Fakta menyatakan, kasus kekerasan seksual di lingkungan pendidikan terungkap berawal dari laporan orang tua korban. Bukan dari dalam lingkungan pendidikan/sekolah.
Artinya setelah satu korban (orang tua) melaporkan, barulah korban senasib bermunculan. Artinya pula kejadian tersebut mustahil terjadi dalam satu hari atau spontan. Tetapi dalam kurun waktu lama.
Keberanian seorang guru melaporkan dugaan perilaku ketidakwajaran guru yang lain, setidaknya menjadi penyelamat jatuhnya korban atau semakin bertambahnya korban.
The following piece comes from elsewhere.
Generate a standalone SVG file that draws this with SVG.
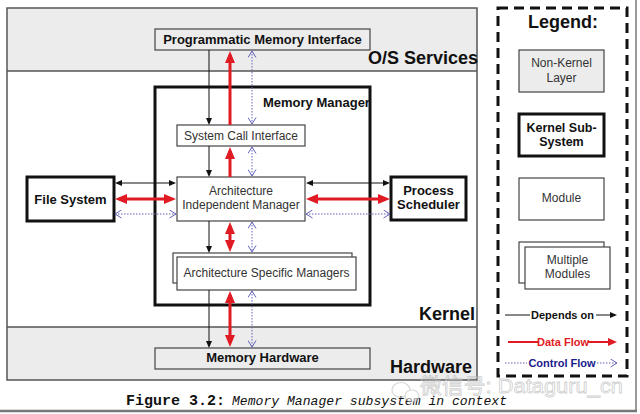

Pemerintah sudah berupaya semaksimal mungkin melalui penerbitan UU Tindak Pidana Kekerasan Seksual No 12 Tahun 2022. Berisi tentang pencegahan, pemenuhan hak korban, pemulihan korban hingga mengatur tentang penanganan selama proses hukum.
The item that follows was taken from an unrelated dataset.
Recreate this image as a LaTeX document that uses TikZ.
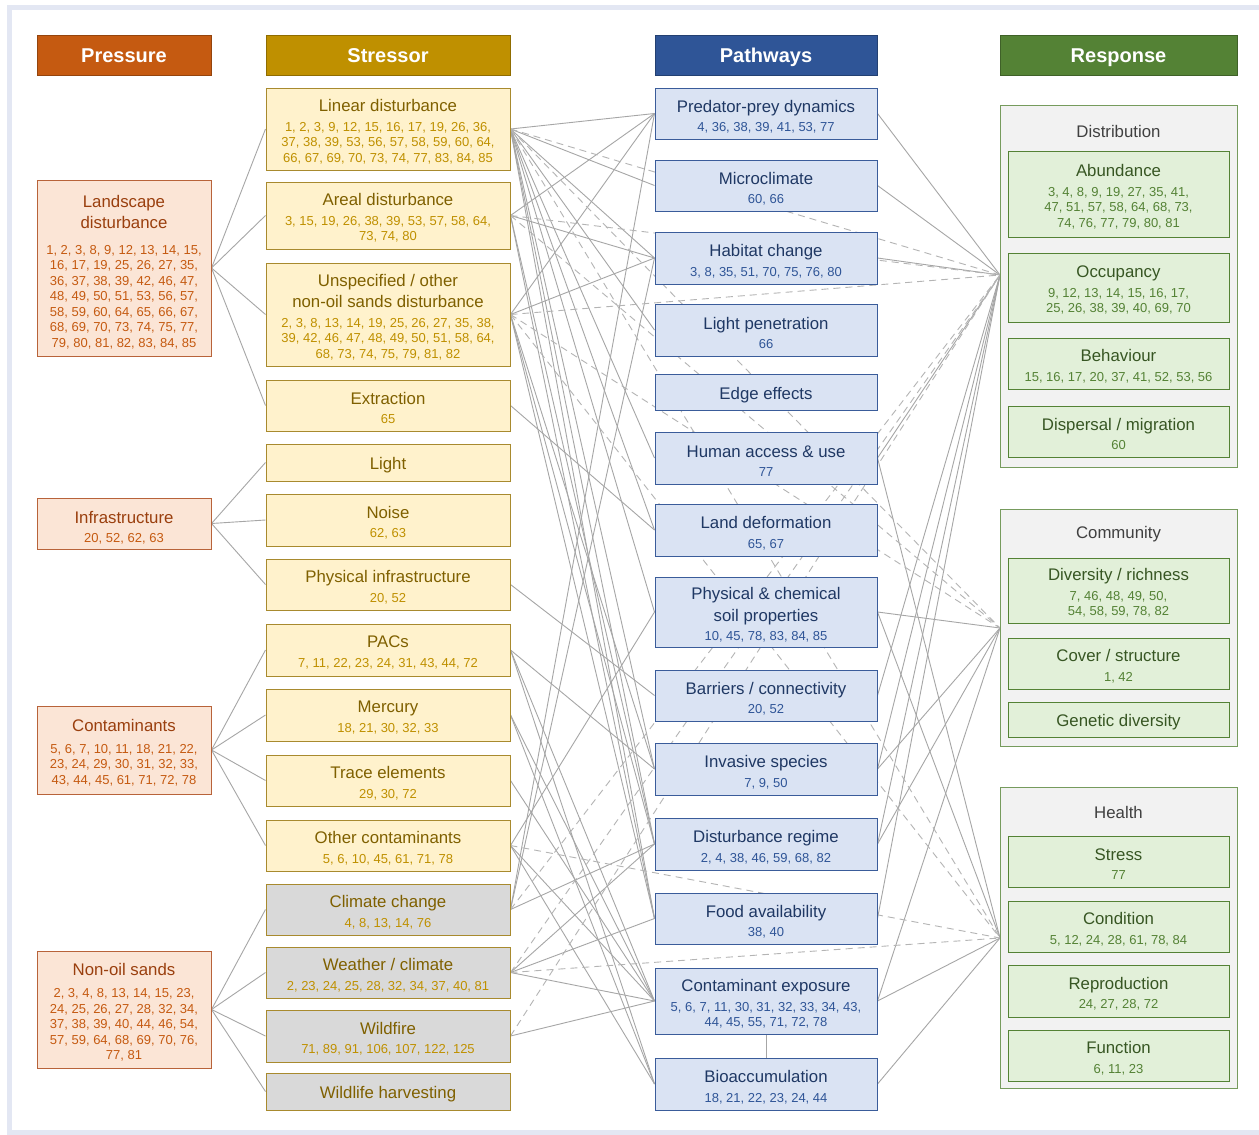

Bahwa sebuah peraturan di mata pelaku kekerasan seksual tidak lantas membuat mereka mengurungkan niatnya dan merasa bersalah saat tertangkap.
Patut dicatat, bahwa kelainan/penyimpangan perilaku seksual yang berakibat terjadinya kekerasan seksual, terkait erat dengan kondisi psikologis dan kejiwaan pelakunya.
Antisipasi dan deteksi dini potensi kekerasan seksual butuh lebih diutamakan daripada vonis hukuman mati kepada pelaku sekalipun. Tidak hanya negara dengan penerbitan UU, tapi dibutuhkan partisipasi aktif orang-orang yang berada di lingkungan pendidikan.
Jangan pernah takut melaporkan dugaan penyimpangan seksual seseorang. Setidaknya itu mempersempit kesempatan pelaku menjalankan aksinya dengan berbagai modus.